Les héritiers de Madame Adélaïde étaient redevenus propriétaires d’Armainvilliers ; ils en furent dépossédés par le décret impérial du 22 juillet 1852. Les futaies mises en vente furent acquises par Emile Péreire. Il construisit un château qu’il baptisa sans façon Armainvilliers. Le Duc de la Rochefoucauld protesta et, à la suite d’un jugement rendu en 1863 dans lequel Jules Favre plaida pour le Duc, il fut décidé que la Duchesse de Doudeauville aurait seule le droit d’appliquer à l’ancienne demeure le nom de Château d’Armainvilliers. Ce jugement frappé d’appel fut rendu définitif en 1865 par suite du désistement d’Emile Péreire.
La Duchesse légua son château à son frère César Augustin de la Brousse, Marquis de Verteillac. Monsieur Péreire s’empressa de faire son offre à Monsieur de Verteillac qui dut la décliner : Monsieur de Rothschild avait pris les devants.

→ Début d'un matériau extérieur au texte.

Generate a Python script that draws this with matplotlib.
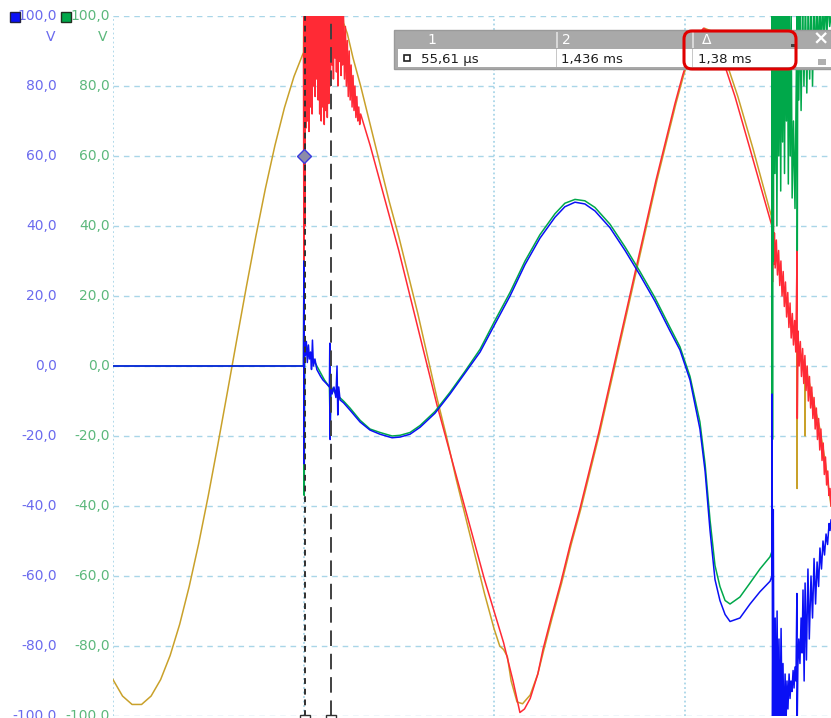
import matplotlib.pyplot as plt
from matplotlib.patches import Rectangle, FancyBboxPatch
from matplotlib.transforms import blended_transform_factory

# Tiempo en ms (0 = disparo), tension en V
niveles = [100, 80, 60, 40, 20, 0, -20, -40, -60, -80, -100]
rejilla_t = [-10, 0, 10, 20]

# Canal naranja (antes del evento, durante el ruido, bajada/subida, final)
nar_t = [-10, -9.5, -9, -8.5, -8, -7.5, -7, -6.5, -6, -5.5, -5, -4.5, -4, -3.5, -3, -2.5, -2, -1.5, -1, -0.5, 0,
         0.02, 0.06, 0.12, 0.2, 0.28, 0.36, 0.44, 0.52, 0.6, 0.7, 0.8, 0.9, 1.0, 1.1, 1.2, 1.3, 1.4, 1.5, 1.6, 1.7,
         1.8, 1.9, 2.0, 2.1,
         2.3, 2.6, 3.0, 3.5, 4.0, 4.5, 5.0, 5.5, 6.0, 6.5, 7.0, 7.5, 8.0, 8.5, 9.0, 9.5, 10.0, 10.3, 10.5, 10.7,
         10.9, 11.21, 11.5,
         11.9, 12.3, 12.62, 13.05, 13.55, 14.05, 14.55, 15.05, 15.55, 16.05, 16.55, 17.05, 17.55, 18.05, 18.55,
         19.05, 19.55, 19.95, 20.35, 20.75, 21.05, 21.5,
         22.0, 22.8, 23.6, 24.1, 24.55,
         24.65, 24.8, 25.0, 25.28, 25.54, 25.8, 25.9, 25.91, 25.93, 26.06, 26.32, 26.33, 26.35, 26.6, 26.85,
         27.11, 27.38, 27.69]
nar_v = [-89.6, -94.3, -96.7, -96.7, -94.3, -89.6, -82.7, -73.8, -63.0, -50.7, -37.1, -22.6, -7.6, 7.6, 22.6,
         37.1, 50.7, 63.0, 73.8, 82.7, 89.6,
         105, 88, 105, 85, 105, 90, 105, 84, 105, 88, 105, 86, 105, 90, 105, 84, 105, 88, 105, 92,
         105, 90, 105, 98,
         95, 88, 80, 69, 58, 47, 37, 26, 15, 3, -9, -20, -32, -43, -54, -65, -75, -80, -81, -83,
         -90, -96, -96.5,
         -94, -88, -81, -72, -62, -51, -41, -30, -19, -7, 5, 17, 29, 41, 53,
         64, 75, 83, 90, 94.5, 96.5, 95.5,
         90, 77, 62, 52, 43,
         38, 33, 28, 20, 13, 10, 8, -35, 8, 4, 0, -20, 0, -6, -12,
         -18, -27, -40]

# Canal rojo
rojo_t = [0.00, 0.02, 0.04, 0.07, 0.10, 0.13, 0.17, 0.21, 0.25, 0.29, 0.33, 0.37, 0.41, 0.45, 0.49, 0.53,
          0.57, 0.61, 0.65, 0.69, 0.73, 0.77, 0.81, 0.85, 0.89, 0.93, 0.97, 1.01, 1.05, 1.09, 1.13, 1.17,
          1.21, 1.25, 1.29, 1.33, 1.37, 1.41, 1.45, 1.49, 1.53, 1.57, 1.61, 1.65, 1.69, 1.73, 1.77, 1.81,
          1.85, 1.89, 1.93, 1.97, 2.01, 2.05, 2.10, 2.15, 2.20, 2.25, 2.30, 2.35, 2.40, 2.45, 2.50, 2.55,
          2.60, 2.65, 2.70, 2.75, 2.80, 2.85, 2.90, 2.95,
          3.0, 3.5, 4.0, 4.5, 5.0, 5.5, 6.0, 6.5, 7.0, 7.5, 8.0, 8.5, 9.0, 9.5, 10.0, 10.5, 11.0, 11.36,
          11.6, 11.9, 12.3, 12.57, 13.0, 13.5, 14.0, 14.5, 15.0, 15.5, 16.0, 16.5, 17.0, 17.5, 18.0, 18.5,
          19.0, 19.5, 19.9, 20.3, 20.7,
          21.0, 21.4, 21.86, 22.65, 23.44, 23.96, 24.49,
          24.59, 24.60, 24.62, 24.64, 24.68, 24.72, 24.76, 24.82, 24.88, 24.94, 25.00, 25.06, 25.12, 25.18,
          25.24, 25.30, 25.36, 25.42, 25.48, 25.54, 25.60, 25.66, 25.72, 25.78, 25.84, 25.91, 25.92, 25.96,
          26.02, 26.08, 26.14, 26.20, 26.26, 26.32, 26.38, 26.44, 26.50, 26.56, 26.62, 26.68, 26.74, 26.80,
          26.86, 26.92, 26.98, 27.04, 27.10, 27.16, 27.22, 27.28, 27.34, 27.40, 27.46, 27.52, 27.58, 27.64,
          27.69]
rojo_v = [89, 30, 105, 40, 105, 68, 105, 70, 105, 67, 105, 74, 105, 72, 105, 80,
          105, 77, 105, 82, 105, 76, 105, 72, 105, 70, 105, 74, 105, 69, 105, 73,
          105, 71, 105, 75, 105, 80, 105, 86, 105, 82, 105, 88, 105, 84, 105, 80,
          105, 87, 105, 83, 105, 86, 100, 82, 97, 80, 93, 77, 90, 76, 86, 74,
          83, 73, 80, 71, 77, 70, 74, 69,
          72, 63, 53, 43, 33, 22, 11, 0, -11, -21, -31, -41, -51, -61, -70, -79, -90, -99,
          -98, -95, -88, -81, -72, -62, -51, -41, -30, -19, -7, 5, 17, 29, 41, 53,
          64, 75, 83, 90, 94.5,
          96.5, 95, 90, 77, 62, 52, 42,
          40, 105, 24, 77, 29, 38, 28, 36, 26, 33, 23, 30, 20, 27,
          17, 24, 14, 21, 11, 18, 8, 15, 6, 13, 4, 33, -15, 10,
          0, 7, -3, 5, -5, 3, -7, 0, -10, -3, -12, -6, -15, -9,
          -18, -12, -21, -15, -24, -18, -27, -22, -31, -26, -34, -30, -37, -35,
          -40]

# Canal azul
azul_t = [-10, 0.0, 0.02, 0.035, 0.05, 0.1, 0.15, 0.2, 0.26, 0.31, 0.37, 0.42, 0.47, 0.52, 0.6, 0.7, 0.8, 0.9,
          1.02, 1.2, 1.36, 1.38, 1.40, 1.43, 1.5, 1.6, 1.7, 1.76, 1.8, 1.85, 1.92,
          2.1, 2.44, 2.97, 3.49, 4.02, 4.65, 5.07, 5.59, 6.12, 6.90, 7.69, 8.48, 9.27, 10.05, 10.84, 11.63,
          12.41, 13.20, 13.72, 14.25, 14.77, 15.30, 16.09, 16.88, 17.66, 18.45, 19.24, 19.76, 20.29, 20.81,
          21.08, 21.34, 21.60, 21.86, 22.13, 22.39, 22.91, 23.44, 23.96, 24.49, 24.59,
          24.60, 24.62, 24.66, 24.70, 24.76, 24.80, 24.86, 24.91, 24.96, 25.01, 25.07, 25.12, 25.17, 25.22,
          25.28, 25.33, 25.38, 25.43, 25.49, 25.54, 25.59, 25.64, 25.70, 25.75, 25.80, 25.85, 25.90, 25.91,
          25.95, 26.00, 26.06, 26.12, 26.17, 26.22, 26.28, 26.33, 26.40, 26.48, 26.55, 26.64, 26.72, 26.80,
          26.88, 26.96, 27.04, 27.11, 27.19, 27.27, 27.35, 27.43, 27.51, 27.59, 27.64, 27.69]
azul_v = [0, 0, 30, -28, 8, 3, 7, 1, 6, 2, 4, -1, 7.4, 0, 2, -1, -2, -3,
          -4, -5, -6, 6.5, -21, -4, -8, -6, -9, 0, -14, -6, -9.7,
          -10.5, -12.6, -16, -18.3, -19.5, -20.5, -20.3, -19.5, -17.5, -13.5, -8, -2, 4, 12, 20, 29,
          36.5, 42.5, 45.5, 46.8, 46.3, 44.3, 39.5, 33, 26, 18.5, 10, 4.6, -4, -18,
          -30, -47, -61, -67, -71, -73, -72, -68, -64.5, -61.5, -60,
          -8, -105, -41, -105, -72, -105, -70, -105, -78, -105, -75, -100, -85, -105,
          -88, -102, -90, -98, -88, -95, -90, -93, -87, -92, -86, -90, -65, -105,
          -86, -78, -85, -72, -82, -64, -90, -62, -84, -58, -78, -60, -72, -55,
          -68, -56, -63, -52, -58, -50, -54, -48, -51, -45, -47, -44]

# Canal verde
verde_t = [-10, 0.0, 0.02, 0.04, 0.06, 0.15, 0.3, 0.5, 0.8, 1.1, 1.36, 1.40, 1.45, 1.7,
           2.1, 2.44, 2.97, 3.49, 4.02, 4.65, 5.07, 5.59, 6.12, 6.90, 7.69, 8.48, 9.27, 10.05, 10.84, 11.63,
           12.41, 13.20, 13.72, 14.25, 14.77, 15.30, 16.09, 16.88, 17.66, 18.45, 19.24, 19.76, 20.29, 20.81,
           21.08, 21.34, 21.60, 21.86, 22.13, 22.39, 22.91, 23.44, 23.96, 24.49, 24.59,
           24.60, 24.62, 24.64, 24.66, 24.70, 24.75, 24.80, 24.85, 24.90, 24.95, 25.0, 25.05, 25.10, 25.15,
           25.20, 25.25, 25.30, 25.35, 25.40, 25.45, 25.50, 25.55, 25.60, 25.65, 25.72, 25.80, 25.91, 25.92,
           25.95, 26.0, 26.06, 26.12, 26.2, 26.27, 26.35, 26.42, 26.5, 26.57, 26.65, 26.72, 26.8, 26.87,
           26.95, 27.02, 27.1, 27.17, 27.25, 27.32, 27.4, 27.47, 27.55, 27.62, 27.69]
verde_v = [0, 0, 30, -37, 5, 6, 3, 2, -1, -4, -6, -18, -6, -8,
           -10, -12, -15.5, -18, -19, -20, -19.8, -19, -17, -13, -7.5, -1.5, 4.8, 13, 21, 30,
           37.5, 43.5, 46.5, 47.6, 47.2, 45.3, 40.5, 34, 27, 19.5, 11, 5.5, -3, -16,
           -28, -44, -57, -63, -67, -68, -66, -62, -58, -54.5, -53,
           105, -21, 105, 30, 105, 55, 105, 40, 105, 60, 105, 50, 105, 64,
           105, 55, 105, 70, 105, 52, 105, 60, 100, 48, 70, 45, 105, 33,
           105, 76, 105, 73, 105, 80, 105, 78, 105, 82, 105, 80, 105, 86,
           105, 88, 105, 90, 105, 92, 105, 94, 105, 97, 100]

# Cursores y lecturas
cursor1 = 0.05561
cursor2 = 1.436
lecturas = ['55,61 µs', '1,436 ms', '1,38 ms']
cabecera = ['1', '2', 'Δ']

azul_txt = '#6a6aee'
verde_txt = '#5cb87c'
color_rejilla = '#a9d6e8'

fig = plt.figure(figsize=(8.31, 7.18), dpi=100)
ax = fig.add_axes([113 / 831, 2 / 718, (831 - 113) / 831, 700 / 718])
ax.set_xlim(-10, 27.69)
ax.set_ylim(-100, 100)
for s in ax.spines.values():
    s.set_visible(False)
ax.set_xticks([])
ax.set_yticks([])

for n in niveles:
    ax.axhline(n, color=color_rejilla, lw=1, ls=(0, (4, 3.5)), zorder=0)
for t in rejilla_t:
    ax.axvline(t, color=color_rejilla, lw=1.3, ls=(0, (1, 1.5)), zorder=0)

ax.plot(nar_t, nar_v, color='#c9a12a', lw=1.1, zorder=2)
ax.plot(rojo_t, rojo_v, color='#ff2a35', lw=1.1, zorder=3)
ax.plot(verde_t, verde_v, color='#00a84a', lw=1.1, zorder=4)
ax.plot(azul_t, azul_v, color='#0a10f5', lw=1.1, zorder=5)

# cursores
ax.axvline(cursor1, color='#303030', lw=1.4, ls=(0, (3, 2.5)), zorder=6)
ax.axvline(cursor2, color='#404040', lw=1.4, ls=(0, (8, 4)), zorder=6)
ax.plot([cursor1, cursor2], [-101, -101], ls='none', marker='s', ms=7, mfc='white', mec='#303030',
        mew=1, clip_on=False, zorder=7)
ax.plot([0], [60], marker='D', ms=7, mfc='#8c8ca8', mec='#3a3ae0', mew=1, zorder=7)

# etiquetas del eje (dos columnas)
tr = blended_transform_factory(fig.dpi_scale_trans, ax.transData)
for n in niveles:
    txt = f'{n:.1f}'.replace('.', ',')
    ax.text(0.57, n, txt, transform=tr, ha='right', va='center', color=azul_txt, fontsize=10, clip_on=False)
    ax.text(1.10, n, txt, transform=tr, ha='right', va='center', color=verde_txt, fontsize=10, clip_on=False)

def P(x, y):
    return (x / 100, (718 - y) / 100)

fig.text(*P(51, 37), 'V', transform=fig.dpi_scale_trans, ha='center', va='center', color=azul_txt, fontsize=10)
fig.text(*P(103, 37), 'V', transform=fig.dpi_scale_trans, ha='center', va='center', color=verde_txt, fontsize=10)
fig.add_artist(Rectangle(P(10, 22), 0.1, 0.1, transform=fig.dpi_scale_trans, fc='#0a10f5', ec='#202040', lw=1))
fig.add_artist(Rectangle(P(61, 22), 0.1, 0.1, transform=fig.dpi_scale_trans, fc='#00a84a', ec='#203020', lw=1))

# caja de medidas
fig.add_artist(Rectangle(P(394, 69), 4.5, 0.39, transform=fig.dpi_scale_trans, fc='#a9a9a9', ec='#9a9a9a', lw=1))
fig.add_artist(Rectangle(P(398, 67), 4.5, 0.18, transform=fig.dpi_scale_trans, fc='white', ec='none'))
for xs in [556, 692]:
    fig.add_artist(Rectangle(P(xs, 48), 0.015, 0.16, transform=fig.dpi_scale_trans, fc='#d8d8d8', ec='none'))
    fig.add_artist(Rectangle(P(xs, 67), 0.01, 0.18, transform=fig.dpi_scale_trans, fc='#c8c8c8', ec='none'))
for xc, h in zip([427, 562, 702], cabecera):
    fig.text(*P(xc, 40), h, transform=fig.dpi_scale_trans, ha='left', va='center', color='white', fontsize=10)
for xc, l in zip([421, 561, 698], lecturas):
    fig.text(*P(xc, 59), l, transform=fig.dpi_scale_trans, ha='left', va='center', color='#1e1e1e', fontsize=9.5)
fig.add_artist(Rectangle(P(404, 61), 0.06, 0.06, transform=fig.dpi_scale_trans, fc='white', ec='#202020', lw=1.2))
fig.text(*P(821, 39), '×', transform=fig.dpi_scale_trans, ha='center', va='center', color='white',
         fontsize=14, fontweight='bold')
fig.add_artist(Rectangle(P(791, 47), 0.05, 0.025, transform=fig.dpi_scale_trans, fc='#404040', ec='none'))
fig.add_artist(Rectangle(P(818, 65), 0.08, 0.06, transform=fig.dpi_scale_trans, fc='#b0b0b0', ec='none'))
fig.add_artist(FancyBboxPatch(P(684, 69), 1.12, 0.38, boxstyle='round,pad=0,rounding_size=0.08',
                              transform=fig.dpi_scale_trans, fc='none', ec='#e00000', lw=2.2))

fig.savefig('out.png', dpi=100)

Les guerres Franco-Allemandes

1870-1871
Une garnison d’infanterie bavaroise occupa Tournan du 1er novembre 1870 au 24 juin 1871. Une ambulance dirigée par le Dr Forgemol de Bosquenard soigna pêndant la bataille de Champigny les blessés français et allemands dont certains ont été enterrés au cimetière communal.

1914-1918
Pendant la Grande Guerre, Tournan perdit 75 de ses enfants aux combats. Une victime civile figure sur le Monument aux Morts : Monsieur Denize, tué en mars 1918 par un obus de la Grosse Bertha devant la Gare de l’Est.

1939-1945
La Seconde Guerre Mondiale fit subir à Tournan le terrible bombardement du 22 juin 1944 qui tua 55 habitants, en blessa grièvement 90 et atteignit 287 maisons ou immeubles (1.200 impacts de bombes ont été dénombrés). A ces deuils s’ajoute la mort de plusieurs Tournanais tués au moment de la retraite allemande et d’autres morts au champ d’honneur ou en déportation, sans compter les 11 FFI fusillés à Villeneuve Saint-Denis en août 1944.

Tournan se modernise

Comme beaucoup de petites villes, Tournan a su profiter du progrès et apporter à la population plus de bien-être et de confort. En 1878, le gaz lui fut distribué, puis en 1895, le captage des sources du ru des Boissières lui apporta en abondance une eau de bonne qualité et, enfin, en 1927 l’électricité remplaça avantageusement l’éclairage au gaz, répandant dans toutes les rues et carrefours sa lumière. Un réseau d’égout, déjà construit au centre de l’agglomération, sera étendu par tranches successives à tous les quartiers de la localité.

Comme souvenir du Moyen-âge, Tournan conserve la porte monumentale de l’entrée du château des Garlande. Ce magnifique édifice, avec ses deux tours admirablement conservées, est un beau spécimen d’architecture médiévale que la municipalité utilise encore aujourd’hui. La mairie est installée dans un bâtiment le jouxtant et une des salles abrite la salle des mariages où le Conseil municipal se réunit en séance.